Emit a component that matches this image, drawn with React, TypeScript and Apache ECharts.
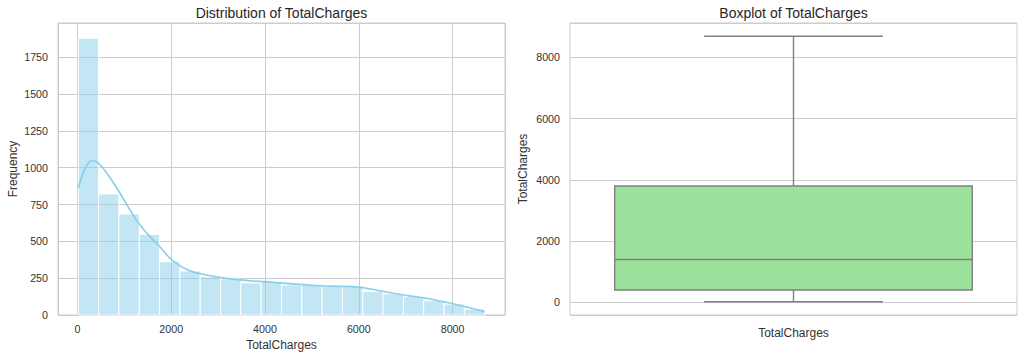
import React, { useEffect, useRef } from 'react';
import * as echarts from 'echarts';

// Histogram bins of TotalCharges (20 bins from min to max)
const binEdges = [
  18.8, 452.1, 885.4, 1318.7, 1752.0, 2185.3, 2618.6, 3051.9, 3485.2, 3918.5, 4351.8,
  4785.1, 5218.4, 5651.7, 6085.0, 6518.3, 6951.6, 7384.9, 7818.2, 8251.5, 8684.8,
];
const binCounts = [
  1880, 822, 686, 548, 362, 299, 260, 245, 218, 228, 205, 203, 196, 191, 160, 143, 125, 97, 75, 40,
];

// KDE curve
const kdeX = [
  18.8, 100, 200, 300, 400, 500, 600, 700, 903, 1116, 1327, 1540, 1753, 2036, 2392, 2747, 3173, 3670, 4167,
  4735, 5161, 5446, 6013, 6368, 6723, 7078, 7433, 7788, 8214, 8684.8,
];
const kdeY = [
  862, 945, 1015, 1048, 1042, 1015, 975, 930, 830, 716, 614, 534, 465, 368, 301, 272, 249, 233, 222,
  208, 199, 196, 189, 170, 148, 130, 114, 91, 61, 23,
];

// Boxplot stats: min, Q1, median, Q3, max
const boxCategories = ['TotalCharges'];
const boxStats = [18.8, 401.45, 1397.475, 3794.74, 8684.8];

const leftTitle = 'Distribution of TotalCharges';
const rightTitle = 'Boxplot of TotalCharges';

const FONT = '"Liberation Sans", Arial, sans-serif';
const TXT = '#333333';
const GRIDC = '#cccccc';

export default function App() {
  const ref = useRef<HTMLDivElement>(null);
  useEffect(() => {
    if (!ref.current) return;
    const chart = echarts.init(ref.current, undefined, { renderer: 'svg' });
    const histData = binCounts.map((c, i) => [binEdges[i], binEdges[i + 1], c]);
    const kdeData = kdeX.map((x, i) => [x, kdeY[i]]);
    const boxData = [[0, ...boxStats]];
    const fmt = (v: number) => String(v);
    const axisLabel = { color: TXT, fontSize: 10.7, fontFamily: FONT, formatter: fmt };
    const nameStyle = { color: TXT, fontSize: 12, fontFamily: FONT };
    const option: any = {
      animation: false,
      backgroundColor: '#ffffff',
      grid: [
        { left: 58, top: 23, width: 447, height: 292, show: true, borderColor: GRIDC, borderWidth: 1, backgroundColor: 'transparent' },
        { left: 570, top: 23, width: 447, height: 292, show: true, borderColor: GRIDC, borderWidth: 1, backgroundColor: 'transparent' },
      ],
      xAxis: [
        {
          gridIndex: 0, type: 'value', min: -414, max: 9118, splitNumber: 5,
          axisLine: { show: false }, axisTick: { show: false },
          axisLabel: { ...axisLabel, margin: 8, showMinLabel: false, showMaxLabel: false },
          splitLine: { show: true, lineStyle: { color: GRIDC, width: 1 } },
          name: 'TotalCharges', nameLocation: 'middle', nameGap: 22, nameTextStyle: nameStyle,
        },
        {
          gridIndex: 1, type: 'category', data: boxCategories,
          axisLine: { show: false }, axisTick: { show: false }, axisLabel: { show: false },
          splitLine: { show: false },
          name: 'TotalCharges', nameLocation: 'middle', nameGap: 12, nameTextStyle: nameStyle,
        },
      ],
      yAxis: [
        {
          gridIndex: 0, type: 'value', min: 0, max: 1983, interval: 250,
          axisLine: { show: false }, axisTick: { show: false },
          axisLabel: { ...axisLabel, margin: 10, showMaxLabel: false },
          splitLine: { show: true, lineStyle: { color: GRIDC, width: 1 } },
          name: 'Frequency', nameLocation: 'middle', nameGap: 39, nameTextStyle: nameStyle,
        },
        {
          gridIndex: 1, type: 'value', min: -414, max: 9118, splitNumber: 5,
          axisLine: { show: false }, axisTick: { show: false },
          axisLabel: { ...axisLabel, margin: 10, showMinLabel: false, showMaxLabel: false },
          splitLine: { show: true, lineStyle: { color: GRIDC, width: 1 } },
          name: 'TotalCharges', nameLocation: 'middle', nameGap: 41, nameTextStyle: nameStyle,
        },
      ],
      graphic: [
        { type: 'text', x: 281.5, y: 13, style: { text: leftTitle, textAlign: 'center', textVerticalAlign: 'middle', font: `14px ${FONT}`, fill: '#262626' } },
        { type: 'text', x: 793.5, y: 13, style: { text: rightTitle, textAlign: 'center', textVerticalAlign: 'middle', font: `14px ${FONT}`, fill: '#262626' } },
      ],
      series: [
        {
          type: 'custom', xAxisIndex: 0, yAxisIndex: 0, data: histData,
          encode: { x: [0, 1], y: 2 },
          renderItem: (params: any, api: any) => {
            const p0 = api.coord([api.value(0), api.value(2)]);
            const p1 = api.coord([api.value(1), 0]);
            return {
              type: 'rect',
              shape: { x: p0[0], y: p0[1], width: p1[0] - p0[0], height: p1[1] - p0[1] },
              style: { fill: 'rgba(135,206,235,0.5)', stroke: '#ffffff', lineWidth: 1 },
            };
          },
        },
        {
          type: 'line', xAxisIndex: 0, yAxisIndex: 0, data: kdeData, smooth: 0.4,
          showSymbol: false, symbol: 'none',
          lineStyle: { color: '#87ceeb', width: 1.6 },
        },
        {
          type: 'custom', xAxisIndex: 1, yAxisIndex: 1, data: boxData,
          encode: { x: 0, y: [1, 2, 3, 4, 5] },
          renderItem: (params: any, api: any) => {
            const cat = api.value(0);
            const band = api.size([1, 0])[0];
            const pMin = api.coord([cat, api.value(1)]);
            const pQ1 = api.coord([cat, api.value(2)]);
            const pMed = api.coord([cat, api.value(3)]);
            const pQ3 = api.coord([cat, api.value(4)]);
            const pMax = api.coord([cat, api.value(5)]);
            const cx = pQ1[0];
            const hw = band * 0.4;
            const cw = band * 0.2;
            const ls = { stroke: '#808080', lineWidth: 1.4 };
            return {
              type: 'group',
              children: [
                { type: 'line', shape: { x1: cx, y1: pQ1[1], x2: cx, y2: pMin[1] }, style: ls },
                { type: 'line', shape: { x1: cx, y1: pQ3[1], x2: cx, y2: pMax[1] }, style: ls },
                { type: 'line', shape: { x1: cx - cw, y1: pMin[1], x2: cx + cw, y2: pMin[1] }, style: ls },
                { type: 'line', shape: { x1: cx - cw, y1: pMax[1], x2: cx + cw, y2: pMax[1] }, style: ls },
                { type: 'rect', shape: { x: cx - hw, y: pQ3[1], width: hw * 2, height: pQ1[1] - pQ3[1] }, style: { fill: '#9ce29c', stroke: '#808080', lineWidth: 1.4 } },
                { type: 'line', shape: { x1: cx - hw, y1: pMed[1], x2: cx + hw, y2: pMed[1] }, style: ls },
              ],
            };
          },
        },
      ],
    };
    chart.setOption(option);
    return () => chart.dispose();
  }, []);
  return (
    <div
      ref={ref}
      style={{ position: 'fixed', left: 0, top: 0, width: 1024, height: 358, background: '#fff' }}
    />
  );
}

_Given instruction_
Copy the listing exactly. Any image in it stays out of the copy.

_Result_
Emit a component that matches this image, drawn with React, TypeScript and Apache ECharts.
import React, { useEffect, useRef } from 'react';
import * as echarts from 'echarts';

// Histogram bins of TotalCharges (20 bins from min to max)
const binEdges = [
  18.8, 452.1, 885.4, 1318.7, 1752.0, 2185.3, 2618.6, 3051.9, 3485.2, 3918.5, 4351.8,
  4785.1, 5218.4, 5651.7, 6085.0, 6518.3, 6951.6, 7384.9, 7818.2, 8251.5, 8684.8,
];
const binCounts = [
  1880, 822, 686, 548, 362, 299, 260, 245, 218, 228, 205, 203, 196, 191, 160, 143, 125, 97, 75, 40,
];

// KDE curve
const kdeX = [
  18.8, 100, 200, 300, 400, 500, 600, 700, 903, 1116, 1327, 1540, 1753, 2036, 2392, 2747, 3173, 3670, 4167,
  4735, 5161, 5446, 6013, 6368, 6723, 7078, 7433, 7788, 8214, 8684.8,
];
const kdeY = [
  862, 945, 1015, 1048, 1042, 1015, 975, 930, 830, 716, 614, 534, 465, 368, 301, 272, 249, 233, 222,
  208, 199, 196, 189, 170, 148, 130, 114, 91, 61, 23,
];

// Boxplot stats: min, Q1, median, Q3, max
const boxCategories = ['TotalCharges'];
const boxStats = [18.8, 401.45, 1397.475, 3794.74, 8684.8];

const leftTitle = 'Distribution of TotalCharges';
const rightTitle = 'Boxplot of TotalCharges';

const FONT = '"Liberation Sans", Arial, sans-serif';
const TXT = '#333333';
const GRIDC = '#cccccc';

export default function App() {
  const ref = useRef<HTMLDivElement>(null);
  useEffect(() => {
    if (!ref.current) return;
    const chart = echarts.init(ref.current, undefined, { renderer: 'svg' });
    const histData = binCounts.map((c, i) => [binEdges[i], binEdges[i + 1], c]);
    const kdeData = kdeX.map((x, i) => [x, kdeY[i]]);
    const boxData = [[0, ...boxStats]];
    const fmt = (v: number) => String(v);
    const axisLabel = { color: TXT, fontSize: 10.7, fontFamily: FONT, formatter: fmt };
    const nameStyle = { color: TXT, fontSize: 12, fontFamily: FONT };
    const option: any = {
      animation: false,
      backgroundColor: '#ffffff',
      grid: [
        { left: 58, top: 23, width: 447, height: 292, show: true, borderColor: GRIDC, borderWidth: 1, backgroundColor: 'transparent' },
        { left: 570, top: 23, width: 447, height: 292, show: true, borderColor: GRIDC, borderWidth: 1, backgroundColor: 'transparent' },
      ],
      xAxis: [
        {
          gridIndex: 0, type: 'value', min: -414, max: 9118, splitNumber: 5,
          axisLine: { show: false }, axisTick: { show: false },
          axisLabel: { ...axisLabel, margin: 8, showMinLabel: false, showMaxLabel: false },
          splitLine: { show: true, lineStyle: { color: GRIDC, width: 1 } },
          name: 'TotalCharges', nameLocation: 'middle', nameGap: 22, nameTextStyle: nameStyle,
        },
        {
          gridIndex: 1, type: 'category', data: boxCategories,
          axisLine: { show: false }, axisTick: { show: false }, axisLabel: { show: false },
          splitLine: { show: false },
          name: 'TotalCharges', nameLocation: 'middle', nameGap: 12, nameTextStyle: nameStyle,
        },
      ],
      yAxis: [
        {
          gridIndex: 0, type: 'value', min: 0, max: 1983, interval: 250,
          axisLine: { show: false }, axisTick: { show: false },
          axisLabel: { ...axisLabel, margin: 10, showMaxLabel: false },
          splitLine: { show: true, lineStyle: { color: GRIDC, width: 1 } },
          name: 'Frequency', nameLocation: 'middle', nameGap: 39, nameTextStyle: nameStyle,
        },
        {
          gridIndex: 1, type: 'value', min: -414, max: 9118, splitNumber: 5,
          axisLine: { show: false }, axisTick: { show: false },
          axisLabel: { ...axisLabel, margin: 10, showMinLabel: false, showMaxLabel: false },
          splitLine: { show: true, lineStyle: { color: GRIDC, width: 1 } },
          name: 'TotalCharges', nameLocation: 'middle', nameGap: 41, nameTextStyle: nameStyle,
        },
      ],
      graphic: [
        { type: 'text', x: 281.5, y: 13, style: { text: leftTitle, textAlign: 'center', textVerticalAlign: 'middle', font: `14px ${FONT}`, fill: '#262626' } },
        { type: 'text', x: 793.5, y: 13, style: { text: rightTitle, textAlign: 'center', textVerticalAlign: 'middle', font: `14px ${FONT}`, fill: '#262626' } },
      ],
      series: [
        {
          type: 'custom', xAxisIndex: 0, yAxisIndex: 0, data: histData,
          encode: { x: [0, 1], y: 2 },
          renderItem: (params: any, api: any) => {
            const p0 = api.coord([api.value(0), api.value(2)]);
            const p1 = api.coord([api.value(1), 0]);
            return {
              type: 'rect',
              shape: { x: p0[0], y: p0[1], width: p1[0] - p0[0], height: p1[1] - p0[1] },
              style: { fill: 'rgba(135,206,235,0.5)', stroke: '#ffffff', lineWidth: 1 },
            };
          },
        },
        {
          type: 'line', xAxisIndex: 0, yAxisIndex: 0, data: kdeData, smooth: 0.4,
          showSymbol: false, symbol: 'none',
          lineStyle: { color: '#87ceeb', width: 1.6 },
        },
        {
          type: 'custom', xAxisIndex: 1, yAxisIndex: 1, data: boxData,
          encode: { x: 0, y: [1, 2, 3, 4, 5] },
          renderItem: (params: any, api: any) => {
            const cat = api.value(0);
            const band = api.size([1, 0])[0];
            const pMin = api.coord([cat, api.value(1)]);
            const pQ1 = api.coord([cat, api.value(2)]);
            const pMed = api.coord([cat, api.value(3)]);
            const pQ3 = api.coord([cat, api.value(4)]);
            const pMax = api.coord([cat, api.value(5)]);
            const cx = pQ1[0];
            const hw = band * 0.4;
            const cw = band * 0.2;
            const ls = { stroke: '#808080', lineWidth: 1.4 };
            return {
              type: 'group',
              children: [
                { type: 'line', shape: { x1: cx, y1: pQ1[1], x2: cx, y2: pMin[1] }, style: ls },
                { type: 'line', shape: { x1: cx, y1: pQ3[1], x2: cx, y2: pMax[1] }, style: ls },
                { type: 'line', shape: { x1: cx - cw, y1: pMin[1], x2: cx + cw, y2: pMin[1] }, style: ls },
                { type: 'line', shape: { x1: cx - cw, y1: pMax[1], x2: cx + cw, y2: pMax[1] }, style: ls },
                { type: 'rect', shape: { x: cx - hw, y: pQ3[1], width: hw * 2, height: pQ1[1] - pQ3[1] }, style: { fill: '#9ce29c', stroke: '#808080', lineWidth: 1.4 } },
                { type: 'line', shape: { x1: cx - hw, y1: pMed[1], x2: cx + hw, y2: pMed[1] }, style: ls },
              ],
            };
          },
        },
      ],
    };
    chart.setOption(option);
    return () => chart.dispose();
  }, []);
  return (
    <div
      ref={ref}
      style={{ position: 'fixed', left: 0, top: 0, width: 1024, height: 358, background: '#fff' }}
    />
  );
}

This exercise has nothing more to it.